Review: Jakob Ogawa at Songbyrd


Saturday, August 10 was a night of firsts for Jakob Ogawa and his crew. It was his first night in our nation’s capital on his first U.S. tour. It was his first time playing a show at Songbyrd and, for his drummer, the first time playing on a brand new, shiny blue kit - assembled right before doors during sound check, no less. Having come from Brooklyn that day and from his native Norway the day before that - only to be immediately swept up in a barrage of new experiences - one may assume that the 22 year old would be flustered and exhausted during the show.


Make no mistake, though; this was not Jakob Ogawa’s first rodeo. Ogawa writes versatile music. His songs can be equally appreciated whether playing out of the PA at a club or in your headphones during your morning commute. As a result of our world’s undying obsession with categorizing things, many have dubbed his music “bedroom pop” or “indie” but, while these classifications may be somewhat apt, they are simultaneously lazy and do not give Ogawa’s music the nuance it deserves. Featuring jazzy, extended chords, grooving basslines, and the warmth of vintage synth textures, Ogawa is in his own lane not only because of the sonic aesthetic of his music, but also with regard to the caliber of his performance.

While some other artists similarly thrown in to the “bedroom pop” category may not possess quite enough charisma to make their extremely-chill music captivate a crowd and fill a room, Ogawa has personality in spades and a talented band, with whom he has great chemistry, to boot. Between songs, he effortlessly interacted with the room and made his fascination with all of his new experiences tangible, stating that D.C. was “beautiful,” that “it looks like a TV show,” and asking the crowd whether or not they like living in the United States to mixed reactions.

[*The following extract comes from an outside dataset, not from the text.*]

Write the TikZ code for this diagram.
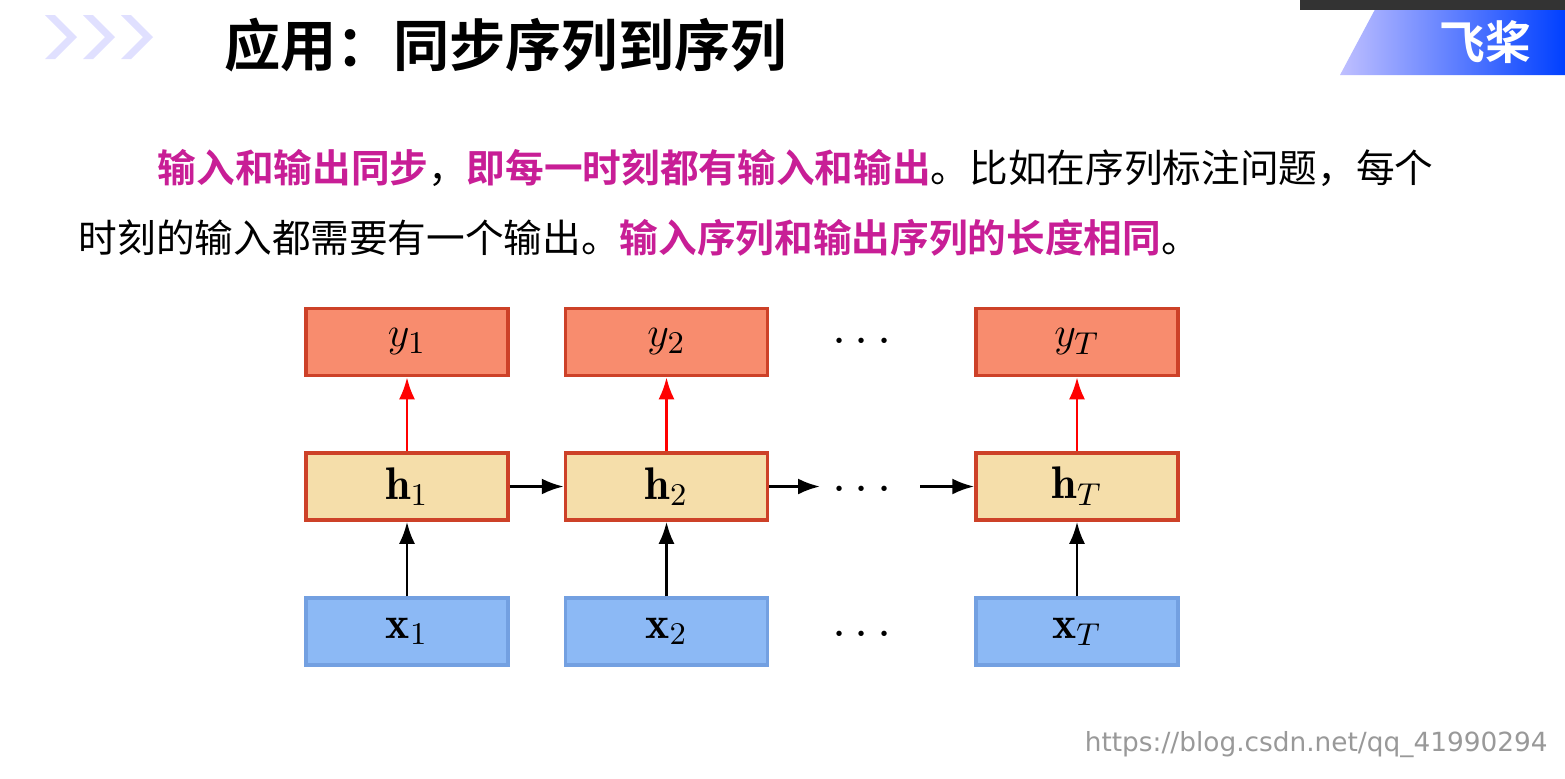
\documentclass[tikz,border=0pt]{standalone}
\usepackage{fontspec}
\usepackage{amsmath}
\newfontfamily\cjk{Noto Sans CJK SC}
\newfontfamily\cjkb{Noto Sans CJK SC Bold}
\newfontfamily\markfont{DejaVu Sans}
\usetikzlibrary{arrows.meta}
\definecolor{hilite}{RGB}{200,30,150}
\definecolor{yfill}{RGB}{248,140,110}
\definecolor{hfill}{RGB}{245,222,170}
\definecolor{xfill}{RGB}{140,185,245}
\definecolor{boxred}{RGB}{205,65,40}
\definecolor{xline}{RGB}{115,160,225}
\tikzset{
  cell/.style={draw, line width=1pt, minimum width=2.02cm, minimum height=0.67cm, inner sep=0pt, font=\fontsize{13}{13}\selectfont},
  ybox/.style={cell, fill=yfill, draw=boxred},
  hbox/.style={cell, fill=hfill, draw=boxred},
  xbox/.style={cell, fill=xfill, draw=xline},
  flow/.style={-{Latex[length=2.2mm,width=1.6mm]}, line width=0.8pt},
}
\begin{document}
\begin{tikzpicture}
\useasboundingbox (0,0) rectangle (15.65,7.78);
\fill[white] (0,0) rectangle (15.65,7.78);

% header decorations
\foreach \i in {0,1,2}
  \fill[blue!12, shift={(0.45+0.38*\i,0)}] (0,7.63) -- (0.22,7.41) -- (0,7.19) -- (0.1,7.19) -- (0.32,7.41) -- (0.1,7.63) -- cycle;
\shade[left color=blue!25, right color=blue!75!cyan] (13.8,7.78) -- (15.65,7.78) -- (15.65,7.03) -- (13.4,7.03) -- cycle;
\fill[black!80] (13.0,7.78) rectangle (15.65,7.68);
\node[text=white, font=\cjkb\fontsize{13}{13}\selectfont] (logo) at (14.85,7.36) {飞桨};

% title and text
\node[anchor=west, font=\cjkb\fontsize{16}{16}\selectfont] (title) at (2.12,7.33) {应用：同步序列到序列};
\node[anchor=west, font=\cjk\fontsize{11}{11}\selectfont, inner sep=0pt] (line1) at (1.57,6.1)
  {\textcolor{hilite}{\cjkb 输入和输出同步}，\textcolor{hilite}{\cjkb 即每一时刻都有输入和输出}。比如在序列标注问题，每个};
\node[anchor=west, font=\cjk\fontsize{11}{11}\selectfont, inner sep=0pt] (line2) at (0.78,5.4)
  {时刻的输入都需要有一个输出。\textcolor{hilite}{\cjkb 输入序列和输出序列的长度相同}。};

% network
\node[ybox] (y1) at (4.07,4.36) {$y_1$};
\node[ybox] (y2) at (6.665,4.36) {$y_2$};
\node[ybox] (yT) at (10.77,4.36) {$y_T$};
\node[hbox] (h1) at (4.07,2.915) {$\mathbf{h}_1$};
\node[hbox] (h2) at (6.665,2.915) {$\mathbf{h}_2$};
\node[hbox] (hT) at (10.77,2.915) {$\mathbf{h}_T$};
\node[xbox] (x1) at (4.07,1.465) {$\mathbf{x}_1$};
\node[xbox] (x2) at (6.665,1.465) {$\mathbf{x}_2$};
\node[xbox] (xT) at (10.77,1.465) {$\mathbf{x}_T$};

\node[font=\Large] (ydots) at (8.66,4.36) {$\cdots$};
\node[font=\Large] (hdots) at (8.66,2.88) {$\cdots$};
\node[font=\Large] (xdots) at (8.66,1.43) {$\cdots$};
\coordinate (hin) at (8.2,2.915);
\coordinate (hout) at (9.2,2.915);

\foreach \t in {1,2,T} {
  \draw[flow] (x\t) -- (h\t);
  \draw[flow, red] (h\t) -- (y\t);
}
\draw[flow] (h1) -- (h2);
\draw[flow] (h2) -- (hin);
\draw[flow] (hout) -- (hT);

\node[anchor=south east, text=black!40, font=\markfont\fontsize{7.5}{7.5}\selectfont] (mark) at (15.6,0.08) {https://blog.csdn.net/qq\_41990294};
\end{tikzpicture}
\end{document}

Even if he were not so engaging, you get the sense that Ogawa’s fervent and growing fanbase would have stood at attention regardless of what was happening on stage. More importantly, Ogawa and his band were electric during songs. On some, he played guitar while singing. On others, when his additional guitar was not needed, he expressively sang to the crowd, periodically throwing in dance moves that immediately made the crowd swoon.


Given that Ogawa does not yet have a proper debut album, his set was impressively long butcharming throughout. In Songbyrd’s main showroom, colloquially known as the Byrd’s Nest, the band powered through the songs that led Ogawa to the present moment. These same songs, which have racked up millions of plays on the streaming platforms where many in the crowd probably discovered and subsequently fell in love with Ogawa, carry a different power when witnessed live. From the shimmering Rhodes piano, aqueous guitar lines, and Ogawa’s delicate but endearing vocals, their set filled the Byrd’s Nest with the kind of warmth you want to experience from live music. Towards the beginning, they played their newest single, “All I Wanna Do” to ensure that the crowd was paying attention. Towards the end, they played the popular and pensive cut “Let It Pass” to a crowd whose dominant mood sat squarely between “grooving” and “crying.” In the middle they played a crowd-pleasing version of Outkast’s “Hey Ya” in a style that you will likely never hear it -- unless you go see Ogawa live, that is.

Ogawa rounded out the night with “You Might Be Sleeping,” his collaboration with fellow budding-pop-star Clairo. While Clairo was unfortunately, yet understandably, not in attendance (she is on tour with Khalid), the song ended the night on a warm note. One thing is for sure, though: no one in the room was the slightest bit drowsy. Everyone in the room remained enchanted up until the very last beat of “You Might Be Sleeping.”